Optimal ranking and directional signature classification using the integral strategy of multi-objective optimization-based association rule mining of multi-omics data

Front Bioinform. 2023 Jul 27:3:1182176. doi: 10.3389/fbinf.2023.1182176. eCollection 2023.

Abstract

Introduction: Association rule mining (ARM) is a powerful tool for exploring the informative relationships among multiple items (genes) in any dataset. The main problem of ARM is that it generates many rules containing different rule-informative values, which becomes a challenge for the user to choose the effective rules. In addition, few works have been performed on the integration of multiple biological datasets and variable cutoff values in ARM. Methods: To solve all these problems, in this article, we developed a novel framework MOOVARM (multi-objective optimized variable cutoff-based association rule mining) for multi-omics profiles. Results: In this regard, we identified the positive ideal solution (PIS), which maximized the profit and minimized the loss, and negative ideal solution (NIS), which minimized the profit and maximized the loss for all gene sets (item sets), belonging to each extracted rule. Thereafter, we computed the distance (d +) from PIS and distance (d -) from NIS for each gene set or product. These two distances played an important role in determining the optimized associations among various pairs of genes in the multi-omics dataset. We then globally estimated the relative closeness to PIS for ranking the gene sets. When the relative closeness score of the rule is greater than or equal to the pre-defined threshold value, the rule can be considered a final resultant rule. Moreover, MOOVARM evaluated the relative score of the rule based on the status of all genes instead of individual genes. Conclusions: MOOVARM produced the final rank of the extracted (multi-objective optimized) rules of correlated genes which had better disease classification than the state-of-the-art algorithms on gene signature identification.

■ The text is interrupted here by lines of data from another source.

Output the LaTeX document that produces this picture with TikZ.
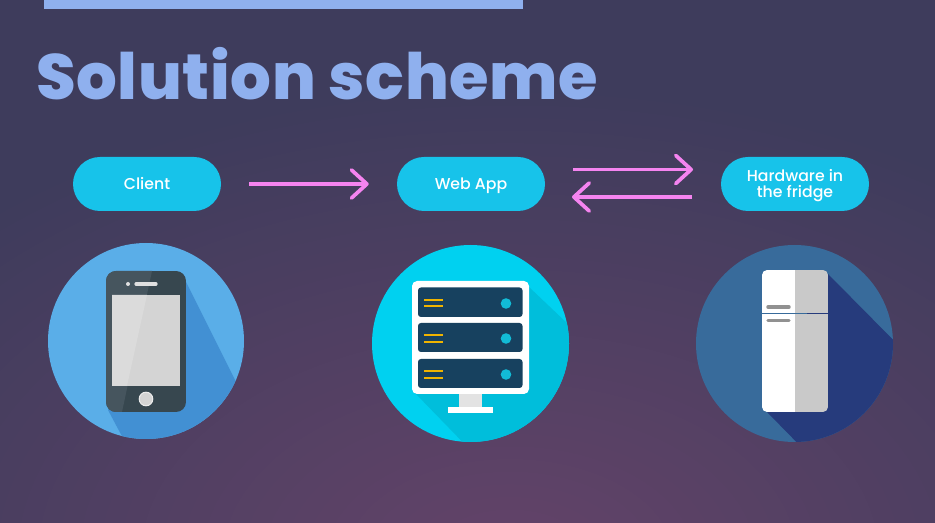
\documentclass[tikz,border=0pt]{standalone}
\usepackage{fontspec}
\setmainfont{Poppins Medium}
\newfontfamily\titlefont[LetterSpace=1]{Poppins ExtraBold}
\usetikzlibrary{arrows.meta}
\definecolor{bgin}{HTML}{644369}
\definecolor{bgout}{HTML}{3E3C5C}
\definecolor{titleblue}{HTML}{8FB0EE}
\definecolor{pill}{HTML}{17C3EA}
\definecolor{arrowpink}{HTML}{F584F0}
\definecolor{phonecirc}{HTML}{5AAEE8}
\definecolor{phoneshadow}{HTML}{4290D3}
\definecolor{phonebody}{HTML}{37474F}
\definecolor{phonelight}{HTML}{46555E}
\definecolor{servcirc}{HTML}{00D1F0}
\definecolor{servshadow}{HTML}{00BEDB}
\definecolor{panel}{HTML}{17415F}
\definecolor{ledyellow}{HTML}{F0B400}
\definecolor{leddot}{HTML}{12BBD6}
\definecolor{fridgecirc}{HTML}{386B9B}
\definecolor{fridgeshadow}{HTML}{263B7C}
\tikzset{
  pillbox/.style={fill=pill,rounded corners=20.25pt,minimum width=111pt,minimum height=40.5pt,inner sep=0pt,text=white,align=center,font=\fontsize{11.8pt}{13pt}\selectfont},
  oneline/.style={text height=10.8pt,text depth=2.4pt},
  flow/.style={draw=arrowpink,line width=2.8pt,-{Straight Barb[length=11.5pt,width=21pt,round,line width=2.8pt]}},
  yline/.style={draw=ledyellow,line width=1.5pt},
  handle/.style={draw=black!43,line width=2.6pt,line cap=round}
}
\begin{document}
\begin{tikzpicture}[x=0.75pt,y=-0.75pt]
\useasboundingbox (0,0) rectangle (935,523);
\begin{scope}
\clip (0,0) rectangle (935,523);
\fill[bgout] (0,0) rectangle (935,523);
\foreach \i in {38,37,...,1}{
  \pgfmathtruncatemacro{\pc}{100*(38-\i)/38}
  \pgfmathsetmacro{\rx}{780/38*\i}
  \pgfmathsetmacro{\ry}{480/38*\i}
  \fill[bgin!\pc!bgout] (510,560) ellipse [x radius=\rx,y radius=\ry];
}
\end{scope}
% top bar and title
\fill[titleblue] (44,0) rectangle (523,9);
\node[anchor=base west,inner sep=0pt,text=titleblue,font=\fontsize{48pt}{52pt}\selectfont\titlefont] (title) at (36,100) {Solution scheme};
% pills
\node[pillbox,oneline] (client) at (147,184) {Client};
\node[pillbox,oneline] (webapp) at (471,184) {Web App};
\node[pillbox] (hardware) at (795,184) {};
\node[text=white,align=center,inner sep=0pt,font=\fontsize{11.8pt}{12.3pt}\selectfont] (hwlabel) at (795,185.8) {Hardware in\\the fridge};
% arrows
\coordinate (t1) at (573,169.5);
\coordinate (t2) at (693,169.5);
\coordinate (b1) at (692,197);
\coordinate (b2) at (572,197);
\draw[flow,shorten <=21pt,shorten >=21pt] (client.east) -- (webapp.west);
\draw[flow] (t1) -- (t2);
\draw[flow] (b1) -- (b2);
% phone icon
\fill[phonecirc] (146,341) circle (98);
\begin{scope}
\clip (146,341) circle (98);
\fill[phoneshadow] (186,282) -- (245,400) -- (240,470) -- (133,457) -- (108,410) -- cycle;
\end{scope}
\begin{scope}
\clip[rounded corners=7.5pt] (106,271) rectangle (186,412);
\fill[phonebody] (106,271) rectangle (186,412);
\fill[phonelight] (106,271) -- (152,271) -- (122,412) -- (106,412) -- cycle;
\end{scope}
\fill[black!17] (112,295) rectangle (180,386);
\fill[black!14] (112,295) -- (147,295) -- (127,386) -- (112,386) -- cycle;
\fill[black!12] (128,284) circle (2);
\draw[black!12,line width=2.4pt,line cap=round] (136,284) -- (156,284);
\fill[black!17,draw=white!92!black,line width=0.8pt] (146,399) circle (6.8);
% server icon
\fill[servcirc] (470.5,343.5) circle (98.5);
\begin{scope}
\clip (470.5,343.5) circle (98.5);
\fill[servshadow] (529,287) -- (590,345) -- (590,470) -- (482,462) -- (415,393) -- cycle;
\end{scope}
\fill[white!89!black] (459,392) rectangle (482,407);
\fill[white] (448,407) rectangle (493,413);
\fill[white,rounded corners=3.8pt] (412,281) rectangle (529,394);
\fill[panel,rounded corners=2.2pt] (418,287.5) rectangle (522.5,317);
\fill[panel,rounded corners=2.2pt] (418,323) rectangle (522.5,352);
\fill[panel,rounded corners=2.2pt] (418,359) rectangle (522.5,388);
\draw[yline] (424,300) -- (443,300);
\draw[yline] (424,306.5) -- (443,306.5);
\draw[yline] (424,335.5) -- (443,335.5);
\draw[yline] (424,342) -- (443,342);
\draw[yline] (424,371.5) -- (443,371.5);
\draw[yline] (424,378) -- (443,378);
\fill[leddot] (506,303.5) circle (5.3);
\fill[leddot] (506,338.5) circle (5.3);
\fill[leddot] (506,374.5) circle (5.3);
% fridge icon
\fill[fridgecirc] (794.5,343.5) circle (98.5);
\begin{scope}
\clip (794.5,343.5) circle (98.5);
\fill[fridgeshadow] (828,274) -- (915,362) -- (915,462) -- (816,462) -- (767,412) -- cycle;
\end{scope}
\begin{scope}
\clip[rounded corners=3.8pt] (762,270) rectangle (828,412);
\fill[white] (762,270) rectangle (795,412);
\fill[black!21] (795,270) rectangle (828,412);
\end{scope}
\draw[fridgecirc,line width=0.9pt] (762,313.5) -- (807,313.5);
\draw[fridgeshadow,line width=0.9pt] (807,313.5) -- (828,313.5);
\draw[handle] (768,307) -- (789,307);
\draw[handle] (768,320.5) -- (789,320.5);
\end{tikzpicture}
\end{document}
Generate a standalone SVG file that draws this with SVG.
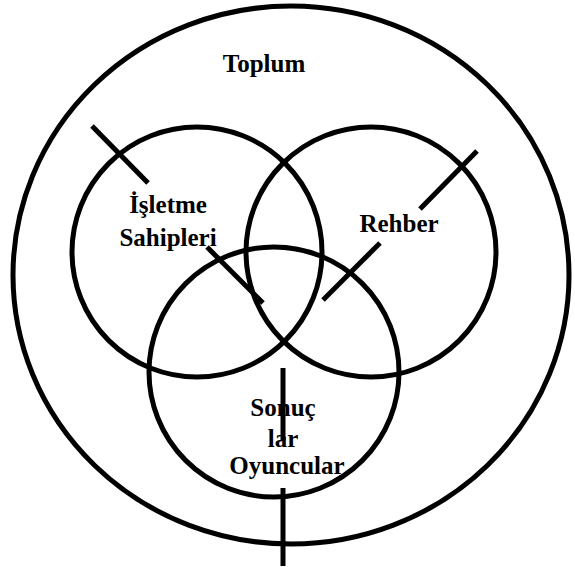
<svg xmlns="http://www.w3.org/2000/svg" width="575" height="567" viewBox="0 0 575 567">
<style>
.c{fill:none;stroke:#000;stroke-width:5}
.l{stroke:#000;stroke-width:5;fill:none}
.t{font-family:"Liberation Serif","Times New Roman",serif;font-weight:bold;font-size:25px;fill:#000;text-anchor:middle}
</style>
<rect width="575" height="567" fill="#fff"/>
<g id="toplum">
<ellipse class="c" cx="291" cy="275" rx="278" ry="269"/>
<text class="t" x="264" y="72">Toplum</text>
</g>
<g id="isletme">
<circle class="c" cx="197" cy="252" r="125"/>
<text class="t" x="168" y="213">İşletme</text>
<text class="t" x="168" y="246">Sahipleri</text>
</g>
<g id="rehber">
<circle class="c" cx="371" cy="252" r="125"/>
<text class="t" x="399" y="232">Rehber</text>
</g>
<g id="oyuncular">
<circle class="c" cx="274" cy="372" r="125"/>
<text class="t" x="283" y="416">Sonuç</text>
<text class="t" x="283" y="447">lar</text>
<text class="t" x="287" y="474">Oyuncular</text>
</g>
<g id="connectors">
<line class="l" x1="92" y1="126" x2="148" y2="183"/>
<line class="l" x1="477" y1="151" x2="420" y2="209"/>
<line class="l" x1="207" y1="247" x2="263" y2="303"/>
<line class="l" x1="380" y1="243" x2="323" y2="300"/>
<line class="l" x1="283" y1="368" x2="283" y2="440"/>
<line class="l" x1="283" y1="488" x2="283" y2="566"/>
</g>
</svg>
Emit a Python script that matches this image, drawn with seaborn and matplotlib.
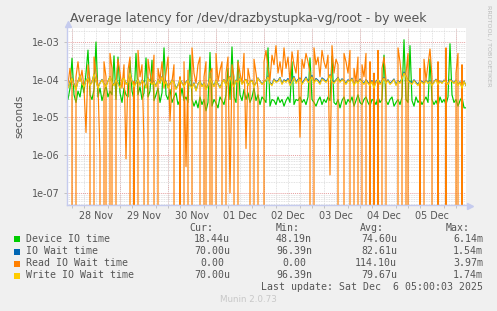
import numpy as np
import pandas as pd
import matplotlib
matplotlib.use("Agg")
import matplotlib.pyplot as plt
import matplotlib.dates as mdates
from matplotlib.lines import Line2D
from matplotlib.ticker import LogLocator, NullFormatter, FixedLocator
import seaborn as sns

# ---------------- data ----------------
series_names = ["Device IO time", "IO Wait time", "Read IO Wait time", "Write IO Wait time"]
series_colors = ["#00CC00", "#0066B3", "#FF8000", "#FFCC00"]
start_time = "2025-11-27 21:00"
sample_step = "1h"

# values in microseconds, one sample per hour
device_us = [45, 30, 60, 370, 40, 25, 50, 35, 80, 45,
             150, 610, 40, 30, 55, 1000, 35, 60, 28, 45,
             70, 35, 50, 40, 430, 30, 400, 45, 25, 60,
             40, 35, 320, 50, 30, 500, 40, 65, 30, 45,
             380, 35, 50, 330, 28, 40, 60, 25, 45, 700,
             40, 30, 55, 25, 35, 45, 22, 30, 60, 28,
             35, 25, 450, 30, 20, 28, 18, 35, 22, 30,
             15, 25, 530, 20, 30, 24, 18, 35, 28, 22,
             40, 200, 30, 740, 35, 25, 330, 40, 28, 55,
             30, 45, 25, 35, 60, 28, 40, 22, 35, 30,
             25, 700, 20, 30, 28, 22, 35, 25, 30, 20,
             28, 35, 25, 300, 22, 30, 28, 35, 25, 30,
             22, 35, 380, 30, 25, 20, 28, 35, 22, 30,
             25, 35, 28, 420, 25, 22, 30, 18, 28, 35,
             22, 30, 25, 35, 20, 28, 40, 25, 22, 30,
             35, 25, 20, 30, 28, 22, 35, 25, 30, 450,
             28, 22, 30, 35, 20, 25, 30, 22, 35, 1150,
             30, 25, 800, 28, 20, 35, 25, 30, 22, 28,
             35, 25, 350, 30, 22, 28, 20, 35, 25, 30,
             22, 35, 900, 40, 25, 30, 20, 28, 35, 18,
             18]
iowait_us = [72, 63, 88, 112, 78, 58, 92, 133, 82, 68,
             98, 112, 73, 88, 142, 92, 63, 83, 102, 78,
             68, 92, 122, 88, 73, 102, 83, 63, 98, 112,
             78, 88, 152, 92, 68, 83, 102, 73, 98, 88,
             63, 112, 92, 78, 88, 68, 102, 83, 122, 73,
             92, 63, 78, 98, 88, 58, 73, 102, 83, 68,
             88, 98, 73, 63, 83, 53, 78, 92, 68, 83,
             58, 73, 112, 88, 68, 98, 78, 63, 83, 102,
             73, 92, 122, 83, 68, 98, 88, 112, 78, 92,
             102, 73, 88, 98, 68, 83, 112, 92, 78, 88,
             98, 125, 85, 75, 105, 90, 95, 115, 80, 100,
             92, 108, 78, 98, 122, 88, 102, 112, 82, 97,
             118, 92, 102, 130, 88, 108, 97, 82, 112, 102,
             90, 106, 136, 96, 85, 100, 116, 90, 106, 95,
             80, 100, 90, 110, 75, 95, 85, 105, 90, 80,
             100, 85, 75, 95, 65, 90, 105, 80, 95, 115,
             85, 100, 80, 90, 105, 75, 95, 85, 110, 160,
             125, 95, 90, 80, 100, 85, 75, 95, 90, 80,
             98, 83, 93, 73, 88, 103, 78, 93, 83, 98,
             88, 78, 103, 93, 83, 98, 73, 88, 63, 92,
             70]
read_us = [150, 80, 200, 60, 0, 120, 300, 90, 180, 60,
           4, 250, 100, 0, 400, 150, 70, 1, 0, 300,
           120, 0, 500, 200, 0, 80, 350, 150, 60, 250,
           0.8, 180, 400, 0, 90, 0, 600, 120, 250, 2,
           0, 350, 150, 80, 450, 0, 200, 100, 300, 60,
           150, 400, 8, 90, 250, 0, 0, 120, 0, 300,
           0.5, 180, 0, 700, 150, 80, 250, 400, 0, 120,
           300, 0, 150, 200, 0, 500, 90, 180, 300, 0,
           150, 400, 0.1, 250, 120, 0, 300, 150, 80, 500,
           1.5, 200, 100, 0, 350, 150, 60, 0, 0, 300,
           600, 200, 100, 450, 250, 800, 150, 300, 120, 700,
           200, 400, 90, 550, 250, 150, 600, 3, 350, 200,
           500, 300, 150, 0, 700, 250, 400, 120, 600, 300,
           200, 450, 0.3, 800, 150, 350, 250, 0, 0, 500,
           300, 150, 600, 0, 200, 90, 400, 0, 250, 120,
           500, 0, 300, 0, 150, 0, 600, 0, 200, 400,
           100, 0, 0, 0, 0, 0, 700, 300, 80, 0,
           150, 500, 0, 0, 0, 0, 0, 200, 0, 350,
           100, 250, 650, 120, 0, 0, 300, 0, 0, 0,
           700, 0, 0, 0, 0, 150, 500, 0, 250, 0,
           0]
write_us = [70, 60, 85, 110, 75, 55, 90, 130, 80, 65,
            95, 110, 70, 85, 140, 90, 60, 80, 100, 75,
            65, 90, 120, 85, 70, 100, 80, 60, 95, 110,
            75, 85, 150, 90, 65, 80, 100, 70, 95, 85,
            60, 110, 90, 75, 85, 65, 100, 80, 120, 70,
            90, 60, 75, 95, 85, 55, 70, 100, 80, 65,
            85, 95, 70, 60, 80, 50, 75, 90, 65, 80,
            55, 70, 110, 85, 65, 95, 75, 60, 80, 100,
            70, 90, 120, 80, 65, 95, 85, 110, 75, 90,
            100, 70, 85, 95, 65, 80, 110, 90, 75, 85,
            95, 120, 80, 70, 100, 85, 90, 110, 75, 95,
            85, 100, 70, 90, 115, 80, 95, 105, 75, 90,
            110, 85, 95, 120, 80, 100, 90, 75, 105, 95,
            85, 100, 130, 90, 80, 95, 110, 85, 100, 90,
            75, 95, 85, 105, 70, 90, 80, 100, 85, 75,
            95, 80, 70, 90, 60, 85, 100, 75, 90, 110,
            80, 95, 75, 85, 100, 70, 90, 80, 105, 150,
            120, 90, 85, 75, 95, 80, 70, 90, 85, 75,
            95, 80, 90, 70, 85, 100, 75, 90, 80, 95,
            85, 75, 100, 90, 80, 95, 70, 85, 60, 90,
            70]

cur_vals = ["18.44u", "70.00u", "0.00", "70.00u"]
min_vals = ["48.19n", "96.39n", "0.00", "96.39n"]
avg_vals = ["74.60u", "82.61u", "114.10u", "79.67u"]
max_vals = ["6.14m", "1.54m", "3.97m", "1.74m"]
y_tick_values = [1e-7, 1e-6, 1e-5, 1e-4, 1e-3]
y_tick_labels = ["1e-07", "1e-06", "1e-05", "1e-04", "1e-03"]
title_text = "Average latency for /dev/drazbystupka-vg/root - by week"
last_update = "Last update: Sat Dec  6 05:00:03 2025"

# ---------------- build table ----------------
frames = []
for name, vals in zip(series_names, [device_us, iowait_us, read_us, write_us]):
    t = pd.date_range(start_time, periods=len(vals), freq=sample_step)
    frames.append(pd.DataFrame({"time": t,
                                "value": np.asarray(vals, dtype=float) * 1e-6,
                                "series": name}))
df = pd.concat(frames, ignore_index=True)

# ---------------- figure ----------------
W, H = 497, 311
BG = "#F0F0F0"
TXT = "#555555"
fig = plt.figure(figsize=(W / 100, H / 100), dpi=100, facecolor=BG)
L, R, T, B = 67, 466, 28, 205
ax = fig.add_axes([L / W, 1 - B / H, (R - L) / W, (B - T) / H])
ax.set_facecolor("white")

sns.lineplot(data=df, x="time", y="value", hue="series", hue_order=series_names,
             palette=series_colors, estimator=None, legend=False,
             linewidth=0.85, ax=ax, sort=True)

ax.set_yscale("log")
ax.set_ylim(4.8e-8, 2.35e-3)
ax.set_xlim(pd.Timestamp("2025-11-27 21:30"), pd.Timestamp("2025-12-06 05:00"))

# y ticks
ax.yaxis.set_major_locator(FixedLocator(y_tick_values))
ax.set_yticklabels(y_tick_labels)
ax.yaxis.set_minor_locator(LogLocator(base=10, subs=np.arange(2, 10), numticks=20))
ax.yaxis.set_minor_formatter(NullFormatter())

# x ticks: labels at noon, grid at midnight (red) and every 6 hours (grey)
ax.xaxis.set_major_locator(mdates.HourLocator(byhour=[12]))
ax.xaxis.set_major_formatter(mdates.DateFormatter("%d %b"))
ax.xaxis.set_minor_locator(mdates.HourLocator(byhour=[0, 6, 18]))

ax.grid(False)
ax.grid(which="minor", axis="both", color="#d8d8d8", linestyle=(0, (1, 1)), linewidth=0.6)
ax.grid(which="major", axis="x", color="#d8d8d8", linestyle=(0, (1, 1)), linewidth=0.6)
ax.grid(which="major", axis="y", color="#e6a0a0", linestyle=(0, (1, 1)), linewidth=0.7)
for d in pd.date_range("2025-11-28", "2025-12-06", freq="D"):
    ax.axvline(d, color="#e6a0a0", linestyle=(0, (1, 1)), linewidth=0.7, zorder=0.5)

ax.tick_params(axis="both", which="both", colors="#bbbbbb", labelcolor=TXT,
               labelsize=6.9, length=2, width=0.6)
ax.tick_params(axis="x", which="major", length=0, pad=4)
ax.tick_params(axis="y", which="major", pad=3)
ax.tick_params(axis="y", which="minor", length=0)
for lab in ax.get_xticklabels() + ax.get_yticklabels():
    lab.set_fontfamily("DejaVu Sans")

for s in ["top", "right"]:
    ax.spines[s].set_visible(False)
for s in ["left", "bottom"]:
    ax.spines[s].set_color("#c5cbee")
    ax.spines[s].set_linewidth(1.0)
ax.set_xlabel("")
ax.set_ylabel("seconds", color=TXT, fontsize=7.6, labelpad=6)

# axis arrows (as markers, not text)
fig.add_artist(Line2D([(R + 4) / W], [1 - (B + 0.5) / H], marker=">", markersize=4,
                      color="#c5cbee", transform=fig.transFigure, linestyle="none"))
fig.add_artist(Line2D([(L + 0.5) / W], [1 - (T - 4) / H], marker="^", markersize=4,
                      color="#c5cbee", transform=fig.transFigure, linestyle="none"))

# title
fig.text(0.5, 1 - 18.5 / H, title_text, ha="center", va="center",
         fontsize=9.0, color=TXT, family="DejaVu Sans")
fig.text(489 / W, 1 - 5 / H, "RRDTOOL / TOBI OETIKER", rotation=270,
         ha="center", va="top", fontsize=4.6, color="#bbbbbb", family="DejaVu Sans")

# legend table
mono = dict(family="DejaVu Sans Mono", fontsize=7.1, color=TXT)
def fy(y):
    return 1 - y / H

hdr_y = 227.7
fig.text(213 / W, fy(hdr_y), "Cur:", ha="right", va="center", **mono)
fig.text(300 / W, fy(hdr_y), "Min:", ha="right", va="center", **mono)
fig.text(384 / W, fy(hdr_y), "Avg:", ha="right", va="center", **mono)
fig.text(470 / W, fy(hdr_y), "Max:", ha="right", va="center", **mono)

row_ys = [239.3, 251.5, 263.5, 275.5]
col_right = [230, 312, 397, 483]
for i, name in enumerate(series_names):
    y = row_ys[i]
    fig.patches.append(plt.Rectangle((14 / W, fy(y + 3)), 6 / W, 6 / H,
                                     transform=fig.transFigure,
                                     facecolor=series_colors[i], edgecolor="none"))
    fig.text(26 / W, fy(y), name, ha="left", va="center", **mono)
    for vals, xr in zip([cur_vals, min_vals, avg_vals, max_vals], col_right):
        v = vals[i]
        shift = 0 if v[-1].isalpha() else 6
        fig.text((xr - shift) / W, fy(y), v, ha="right", va="center", **mono)

fig.text(483 / W, fy(287.3), last_update, ha="right", va="center", **mono)
fig.text(248 / W, fy(300), "Munin 2.0.73", ha="center", va="center",
         fontsize=6.3, color="#c8c8c8", family="DejaVu Sans")

fig.savefig("out.png", dpi=100, facecolor=BG)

Keywords: distance-based dynamic support threshold; empirical Bayes test; multi-objective optimization; multi-objective optimized association rule mining; multi-omics sarcoma data.

Grants and funding

ZZ was partially supported by the Cancer Prevention and Research Institute of Texas (CPRIT RP170668 and RP180734) (to ZZ). Publication costs were funded by ZZ’s Professorship Fund. The funder had no role in the study design, data collection and analysis, decision to publish, or preparation of the manuscript.